Now, today, the only way I can feel this presence is through the people who embody this kind of love and acceptance to me. The only way to get better is to receive that unconditional love and acceptance. When you do, it just has to spill right back out of you.


 15-16Later Jesus and his disciples were at home having supper with a collection of disreputable guests. Unlikely as it seems, more than a few of them had become followers. The religion scholars and Pharisees saw him keeping this kind of company and lit into his disciples: "What kind of example is this, acting cozy with the riffraff?"
 17Jesus, overhearing, shot back, "Who needs a doctor: the healthy or the sick? I'm here inviting the sin-sick, not the spiritually-fit."(Mark 2 - The Message)

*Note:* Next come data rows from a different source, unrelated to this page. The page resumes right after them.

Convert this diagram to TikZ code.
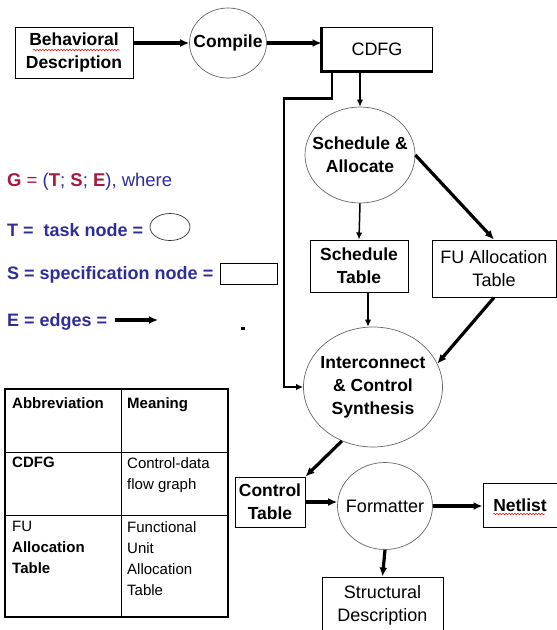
\documentclass[tikz,border=0pt]{standalone}
\usepackage{fontspec}
\setmainfont{Liberation Sans}
\usetikzlibrary{arrows.meta,
                shapes.geometric,
                decorations.pathmorphing}
\definecolor{legblue}{RGB}{45,45,155}
\definecolor{legred}{RGB}{165,25,60}

\begin{document}
\begin{tikzpicture}[x=1pt,y=-1pt]

\tikzstyle{specbox}=[rectangle, draw, line width=1pt, align=center, inner sep=1pt, font=\bfseries\fontsize{17.5}{23}\selectfont]
\tikzstyle{tasknode}=[ellipse, draw=black!60, line width=0.7pt, inner sep=0pt]
\tikzstyle{tasktext}=[align=center, inner sep=0pt, font=\bfseries\fontsize{17.5}{23}\selectfont]
\tikzstyle{arrow}=[-{Latex[length=9pt,width=8pt]}, line width=3.2pt]
\tikzstyle{thinarrow}=[-{Latex[length=7pt,width=6.5pt]}, line width=1.5pt]
\tikzstyle{legend}=[anchor=west, inner sep=0pt, text=legblue, font=\bfseries\fontsize{18}{20}\selectfont]
\tikzstyle{cell}=[anchor=north west, align=left, inner sep=0pt, font=\fontsize{15}{21}\selectfont]
\tikzstyle{squiggle}=[red, line width=0.5pt, decorate, decoration={snake, amplitude=0.8pt, segment length=3pt}]

\clip (0,0) rectangle (557,630);

% tasks and specifications
\node (beh) [specbox, minimum width=118pt, minimum height=51pt] at (74,52.5) {Behavioral\\Description};
\node (comp) [tasknode, minimum width=77pt, minimum height=70pt, label={[tasktext]center:Compile}] at (228,43) {};
\node (cdfg) [specbox, minimum width=110pt, minimum height=44pt, font=\fontsize{18}{23}\selectfont] at (377,49) {CDFG};
\node (sched) [tasknode, minimum width=110pt, minimum height=96pt, label={[tasktext]center:{Schedule \&\\Allocate}}] at (360,155) {};
\node (schedtab) [specbox, minimum width=98pt, minimum height=52pt] at (359,266) {Schedule\\Table};
\node (futab) [specbox, minimum width=124pt, minimum height=57pt, font=\fontsize{18}{23}\selectfont] at (494,268.5) {FU Allocation\\Table};
\node (inter) [tasknode, minimum width=139pt, minimum height=120pt, label={[tasktext]center:{Interconnect\\\& Control\\Synthesis}}] at (373,387) {};
\node (ctrltab) [specbox, minimum width=70pt, minimum height=50pt] at (270,502) {Control\\Table};
\node (fmt) [tasknode, minimum width=95pt, minimum height=87pt, label={[tasktext, font=\fontsize{18}{23}\selectfont]center:Formatter}] at (385,506) {};
\node (netlist) [specbox, minimum width=74pt, minimum height=44pt] at (520,505) {Netlist};
\node (struct) [specbox, minimum width=121pt, minimum height=56pt, font=\fontsize{18}{23}\selectfont] at (382.5,605) {Structural\\Description};

% thicker edge of the CDFG box
\draw [line width=2.5pt] (cdfg.north west) -- (cdfg.south west) -- (cdfg.south east);

% spell-check marks
\draw [squiggle] (33,50) -- (120,50);
\draw [squiggle] (493,514) -- (545,514);

% edges
\draw [arrow] (beh.east |- comp) -- (comp.west);
\draw [arrow] (comp.east) -- (comp.east -| cdfg.west);
\draw [thinarrow] (sched.north |- cdfg.south) -- (sched.north);
\draw [thinarrow, line width=2.2pt] ([xshift=-45pt]cdfg.south) -- ++(0,27) -| ([xshift=-19pt]inter.west) -- (inter.west);
\draw [thinarrow] (sched.south) -- (schedtab.north);
\draw [arrow] (sched.east) -- (futab.north);
\draw [thinarrow] ([xshift=9pt]schedtab.south) -- ([xshift=9pt]schedtab.south |- inter.north);
\draw [arrow] (futab.south) -- (inter.20);
\draw [arrow] (inter.240) -- (ctrltab.north east);
\draw [arrow] (ctrltab.east) -- (ctrltab.east -| fmt.west);
\draw [arrow] (fmt.east) -- (fmt.east -| netlist.west);
\draw [arrow] (fmt.south) -- (struct.north);

% legend
\node (legG) [legend, font=\fontsize{18.5}{20}\selectfont] at (7,182) {\textcolor{legred}{\textbf{G} =} (\textcolor{legred}{\textbf{T}}; \textcolor{legred}{\textbf{S}}; \textcolor{legred}{\textbf{E}}),\ where};
\node (legT) [legend] at (7,230) {T =\ \ task node =};
\node (tasksym) [tasknode, draw=black!80, minimum width=40pt, minimum height=27pt] at (170,227) {};
\node (legS) [legend] at (7,275) {S = specification node =};
\node (specsym) [draw, line width=1pt, minimum width=57pt, minimum height=21pt, inner sep=0pt] at (248.5,273.5) {};
\node (legE) [legend] at (7,322) {E = edges =};
\coordinate (edgeS) at (115,320);
\coordinate (edgeT) at (158,320);
\draw [arrow] (edgeS) -- (edgeT);
\fill (241,327) rectangle (245,330);

% abbreviation table
\draw [line width=1.4pt] (5,389) rectangle (228,617);
\draw [line width=0.8pt] (121,389) -- (121,617) (5,452) -- (228,452) (5,515) -- (228,515);
\node (abbrH) [cell, font=\bfseries\fontsize{15}{21}\selectfont] at (12,397) {Abbreviation};
\node (meanH) [cell, font=\bfseries\fontsize{15}{21}\selectfont] at (127,397) {Meaning};
\node (abbrA) [cell, font=\bfseries\fontsize{15}{21}\selectfont] at (12,457) {CDFG};
\node (meanA) [cell] at (127,457) {Control-data\\flow graph};
\node (abbrB) [cell] at (12,521) {FU\\\textbf{Allocation}\\\textbf{Table}};
\node (meanB) [cell] at (127,521) {Functional\\Unit\\Allocation\\Table};

\end{tikzpicture}
\end{document}
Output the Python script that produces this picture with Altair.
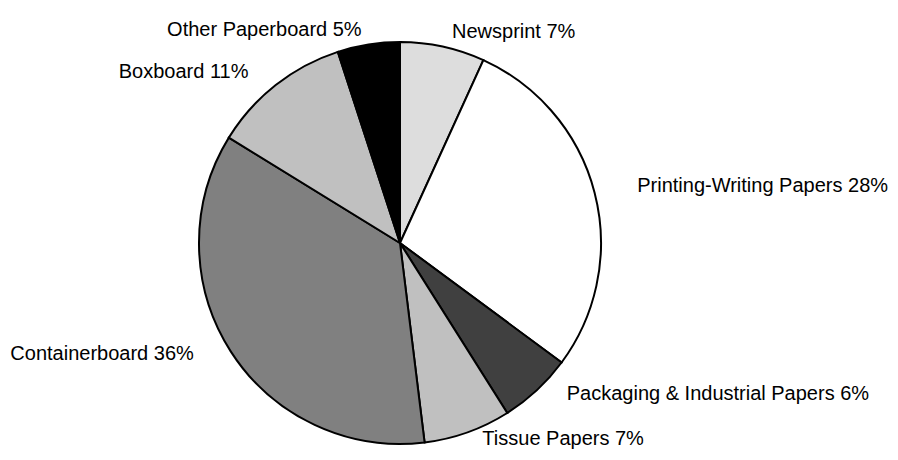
import math
import altair as alt
import pandas as pd

categories = ["Newsprint", "Printing-Writing Papers", "Packaging & Industrial Papers",
              "Tissue Papers", "Containerboard", "Boxboard", "Other Paperboard"]
values = [6.8, 28.3, 5.9, 7.0, 35.7, 11.2, 5.0]
pct_labels = ["7%", "28%", "6%", "7%", "36%", "11%", "5%"]
colors = ["#dddddd", "#ffffff", "#404040", "#c0c0c0", "#808080", "#c0c0c0", "#000000"]

total = sum(values)
cum = 0.0
mids = []
for v in values:
    mids.append(cum + v / 2)
    cum += v

df = pd.DataFrame({
    "category": categories,
    "value": values,
    "order": list(range(len(categories))),
    "label": [c + " " + p for c, p in zip(categories, pct_labels)],
    "mid": mids,
})
df["side"] = ["right" if m < total / 2 else "left" for m in mids]

# pie centre / radius and label ellipse (layout only)
CX, CY, R = 392, 235, 201
LCY, RX, RY = 231, 245, 212

base = alt.Chart(df)

pie = base.mark_arc(outerRadius=R, stroke="black", strokeWidth=2).encode(
    theta=alt.Theta("value:Q", stack=True),
    color=alt.Color("category:N", scale=alt.Scale(domain=categories, range=colors), legend=None),
    order=alt.Order("order:Q"),
    x=alt.value(CX),
    y=alt.value(CY),
)

lab = base.transform_calculate(
    ang=f"2*PI*datum.mid/{total}"
).transform_calculate(
    lx=f"{CX}+{RX}*sin(datum.ang)",
    ly=f"{LCY}-{RY}*cos(datum.ang)",
)

enc = dict(
    x=alt.X("lx:Q", scale=None, axis=None),
    y=alt.Y("ly:Q", scale=None, axis=None),
    text="label:N",
)

text_right = lab.transform_filter(alt.datum.side == "right").mark_text(
    align="left", baseline="middle", font="Liberation Sans", fontSize=20, color="black"
).encode(**enc)

text_left = lab.transform_filter(alt.datum.side == "left").mark_text(
    align="right", baseline="middle", font="Liberation Sans", fontSize=20, color="black"
).encode(**enc)

chart = alt.layer(pie, text_right, text_left).properties(
    width=882, height=444, autosize=alt.AutoSizeParams(type="none"), padding=0
).configure_view(stroke=None)

chart.save("out.html", embed_options={"renderer": "svg", "actions": False})
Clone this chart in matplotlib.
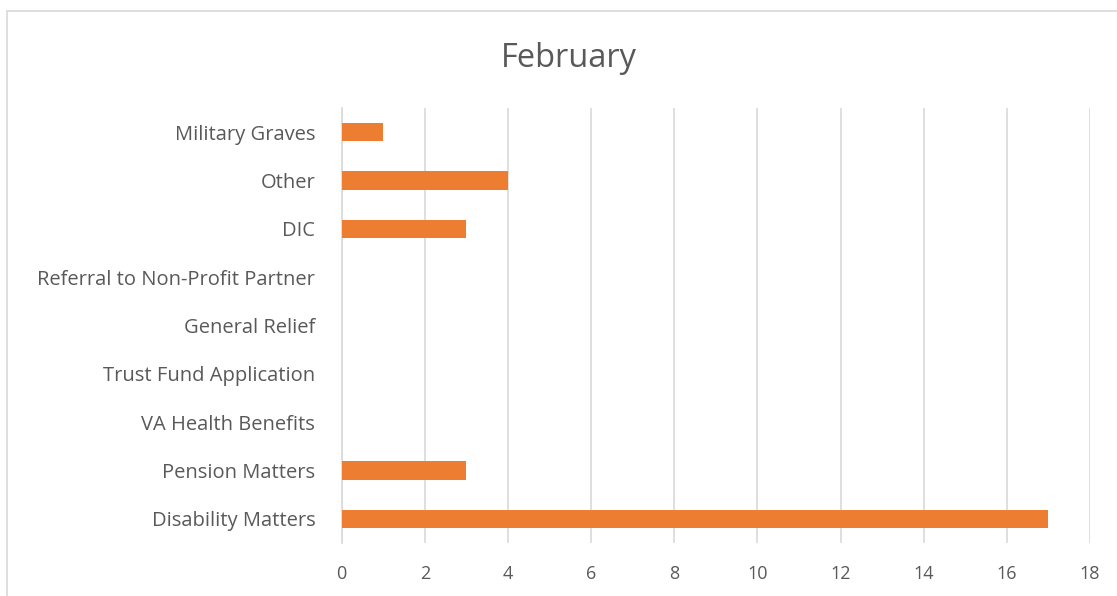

And then there are people who seem to channel this same Spirit, just from the heart somehow. (You can help!)

Comments

What an encouragement for all who know Christ and for those who don't. You write with the mind of Christ... you speak with the heart of Christ.. You think with the love of Christ... The holy spirt is moving in you to recognize the inability we all have at different times in our journey of santification. What a blessing this was to me. Thank you for kindness and speaking the truth in love this was poured out of someone I have grown to admire, respect and am so grateful to have had you in my life and my children. Talk soon. Keep writing. Ms. Carol xoxoxo
Arato Girl said…
This post was for ME. Thank you so much. Vu and I were recently cut from a social group because of the struggles we went through in our marriage about a year ago. Word got out, like a sick game of telephone, through the gossip mill. It was so hurtful, and the person who did the cutting is training to be a Christian counselor. Thank you for reminding me that there are sincere, struggling followers of Jesus out there who know how messed up we all are. This paragraph was especially encouraging to me because I related:
"The unhealthy are considered less attractive in our society -- except for when they allow us to feel better about our own shortcomings. Many of those mentally, physically or emotionally unsound folks become the outcasts of society or at least social groups. We can't usually deal with another person's profound lack of health because we in ourselves are not usually strong enough to cope with the way another person's dysfunction spotlights our own. Not to mention the fact that we are left incredibly weary trying to overcome our own illnesses. I'm not talking about bodily illness."
I've been guilty of pushing the "sick" away, too, even if in subtler ways, and I vow to learn from my hurtful experiences.
I love Mother Teresa too, by the way. I've always been so fascinated by her and how she makes it all so simple because of her simple obedience and love.